The government didn't pay for that ad. It's interesting who did.

Not the sugar beet growers - fewer than 11,000 of them. It was the corn 
syrup manufacturers!

The price of sugar was so high, it was possible for the coke bottlers to 
use corn syrup - normally too expensive for them.

So to keep the business, the corn syrup manufacturers spent a lot of money 
on TV commercials praising sugar and its cheapness.

Not finished yet. Sugar producing countries complained they were in 
economic distress, so the government sprang to action.

So, the government helped them by sending lots of food surpluses to them 
(remember the mountains, Ray).  All this free food ruined the farmers not 
ruined by the Sugar Quota.

I suppose they had to turn to coca or some other profitable crop.
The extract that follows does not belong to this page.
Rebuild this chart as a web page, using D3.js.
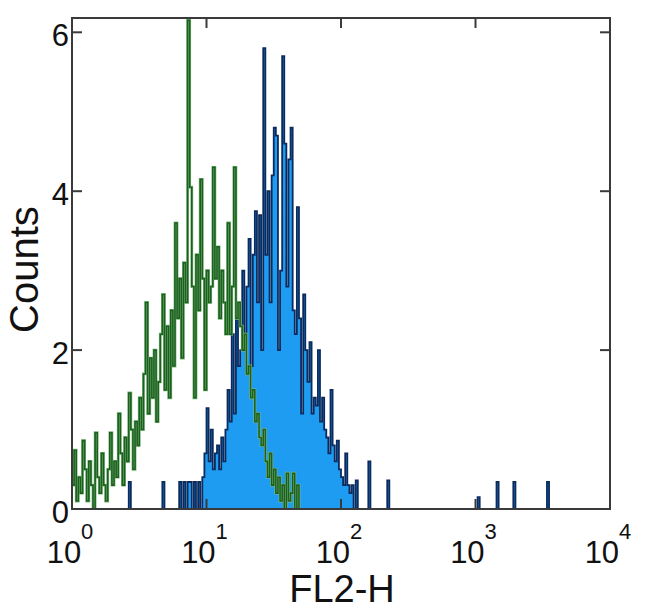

And by the way, the Sugar Quota has caused more unemployment than there are 
beet sugar farmers. Canada has benefited from the nonsense as American 
companies have fled north of the border where sugar is cheaper.

Governments, Ray, make the "Law of Unintended Consequences" an art form. 
Don't bristle because I slam governments. They deserve far more criticism 
than I have time for.

Now we can go, one by one, through the other 8,500 US tariffs and the 
damage they cause!

Well, perhaps not, but you might investigate these things about which your 
knowledge is a little weak. After all, you apparently think that farmers 
are responsible for the butter and cheese mountains. Also, that they then 
proceed to pay the costs of this overproduction and the costs of storing it.
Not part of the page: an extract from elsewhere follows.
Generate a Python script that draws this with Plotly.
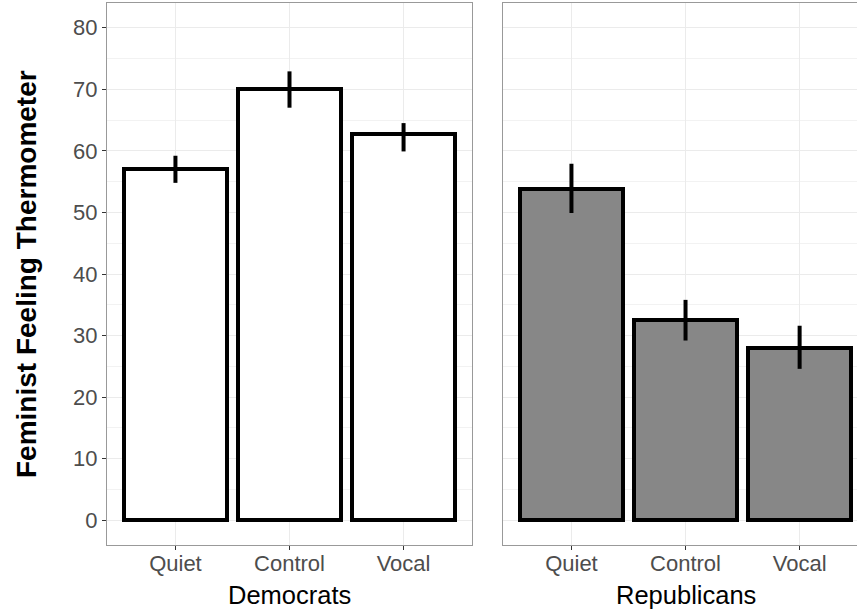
import plotly.graph_objects as go

categories = ["Quiet", "Control", "Vocal"]
dem_values = [57.0, 70.0, 62.7]
dem_upper = [59.2, 72.9, 64.5]
dem_lower = [54.8, 67.0, 59.9]
rep_values = [53.8, 32.5, 28.0]
rep_upper = [57.9, 35.8, 31.6]
rep_lower = [49.9, 29.2, 24.6]
y_ticks = [0, 10, 20, 30, 40, 50, 60, 70, 80]

FONT = "Liberation Sans, Arial, Helvetica, sans-serif"
W, H = 857, 613

def err(vals, up, lo):
    return dict(type="data", symmetric=False,
                array=[u - v for u, v in zip(up, vals)],
                arrayminus=[v - l for v, l in zip(vals, lo)],
                thickness=4, width=0, color="black")

fig = go.Figure()
fig.add_trace(go.Bar(x=[1, 2, 3], y=dem_values, width=0.9,
                     marker=dict(color="white", line=dict(color="black", width=4)),
                     error_y=err(dem_values, dem_upper, dem_lower),
                     xaxis="x", yaxis="y", showlegend=False, hoverinfo="skip"))
fig.add_trace(go.Bar(x=[1, 2, 3], y=rep_values, width=0.9,
                     marker=dict(color="#878787", line=dict(color="black", width=4)),
                     error_y=err(rep_values, rep_upper, rep_lower),
                     xaxis="x2", yaxis="y2", showlegend=False, hoverinfo="skip"))

ydom = [(H - 545) / H, (H - 3) / H]
grid = "#EBEBEB"
tickfont = dict(family=FONT, size=22, color="#4D4D4D")
common_x = dict(tickmode="array", tickvals=[1, 2, 3], ticktext=categories,
                showgrid=True, gridcolor=grid, gridwidth=1.2, zeroline=False,
                ticks="outside", ticklen=4, tickcolor="#333333", tickwidth=1,
                tickfont=tickfont, ticklabelstandoff=-5,
                showline=True, linecolor="#999999", linewidth=1)
common_y = dict(range=[-4, 84], tickmode="array", tickvals=y_ticks,
                showgrid=True, gridcolor=grid, gridwidth=1.2, zeroline=False,
                minor=dict(tickmode="array", tickvals=[5, 15, 25, 35, 45, 55, 65, 75],
                           showgrid=True, gridcolor="#F2F2F2", gridwidth=0.8),
                domain=ydom, showline=True, linecolor="#999999", linewidth=1)

fig.update_layout(
    width=W, height=H,
    margin=dict(l=0, r=0, t=0, b=0),
    paper_bgcolor="white", plot_bgcolor="white",
    bargap=0,
    xaxis=dict(**common_x, domain=[107 / W, 472 / W], range=[0.4, 3.6], mirror=True, anchor="y"),
    xaxis2=dict(**common_x, domain=[503 / W, 1.0], range=[0.4, 3.503], mirror=True, anchor="y2"),
    yaxis=dict(**common_y, anchor="x", mirror=True, ticks="outside", ticklen=4,
               tickcolor="#333333", tickwidth=1, tickfont=tickfont),
    yaxis2=dict(**common_y, anchor="x2", showticklabels=False, ticks=""),
    annotations=[
        dict(text="Democrats", x=(107 + 472) / 2 / W, y=(H - 595) / H, xref="paper", yref="paper",
             showarrow=False, font=dict(family=FONT, size=25.5, color="black"),
             xanchor="center", yanchor="middle"),
        dict(text="Republicans", x=(503 + 868) / 2 / W, y=(H - 595) / H, xref="paper", yref="paper",
             showarrow=False, font=dict(family=FONT, size=25.5, color="black"),
             xanchor="center", yanchor="middle"),
        dict(text="<b>Feminist Feeling Thermometer</b>", x=26 / W, y=(H - 274) / H,
             xref="paper", yref="paper", showarrow=False, textangle=-90,
             font=dict(family=FONT, size=28, color="black"),
             xanchor="center", yanchor="middle"),
    ],
)

fig.write_html("out.html", config={"displayModeBar": False},
               post_script="document.body.style.margin='0';")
But, you couldn't believe that. It goes against common sense.

So, who is responsible for the food mountains, Ray?

Why don't you ask the Spice Girls, or Harrison Ford?

Harry - (CEO The Coldwater Group)
_____________________________

Ray wrote:

>The Coldwater Group stated:
> > It's built because the government(s) pay the farmers to overproduce. Then
> > the overproduction is piled into mountains. Of course consumer prices are
> > kept high for the people have to pay for this nonsense.
> >
> > (We have our butter and cheese mountains over here. Because we have
> > governments too.)
>
>(To be read in the spirit of the Spice Girls)
>
>Boys, what kind of thinking is that?     "Economic speak?"    It reads 
>like the kind of "nonsense redefining" that constitutes what John Warfield 
>calls "polluting the language."    Do any of you seriously believe that 
>the intent of the government is to pay people to over produce?     And the 
>reason is?    Because "that is what governments do"?      Harry, does the 
>George school accept such logic from its students?   If it does we should 
>call it Henry George and the PIPs?  (Poor Intellectual Productivity)
>
>But the sad truth is that economists make this kind of general statement 
>all the time and get by with it.   It is bad thought, bad policy and bad 
>English.    Yesterday Ayn Rand, (the reciever of the Alice 
>Rosenblum  paragon of English Language Award) in her book  Anthem, equated 
>artists with candlemakers in an electric society, today we believe our 
>food producers are the "new candlemakers" in a brave new virtual world.
>
>I propose no answers because the questions about these issues and the 
>relationship to the Future of Work for farmers and others have not been 
>asked.     Like the GE company's PCBs in the Hudson River, the only answer 
>is "Laisse Faire."   If we ignore it, it will go away because "nature, 
>i.e. the market, is good."   Or the best one of all is "the market is just 
>the market!" Really?      Or maybe we should quote that piece of  market 
>intellectual philosophy as spoken by the character played by Harrison Ford 
>in the movie "Sabrina."       After he had just screwed someone royally, 
>he said:   "Don't take it so personally, it's just business."     What was 
>yesterday's Ford in entertainment is today's  Skilling (Enron)  in more 
>entertainment.    Wasn't it Russert that said "Its all 
>entertainment!"?     Maybe the answer is there IS no future in work!
>
>
>Ray Evans Harrell, Performing Artist
>New York City
>
>reharrell, cherokee, on a sunday morning after dealing with the european 
>american irs and checking his bank account being blamed on the wtc 
>disaster by the local yokels.    "it's not amerika it's the terrorists!"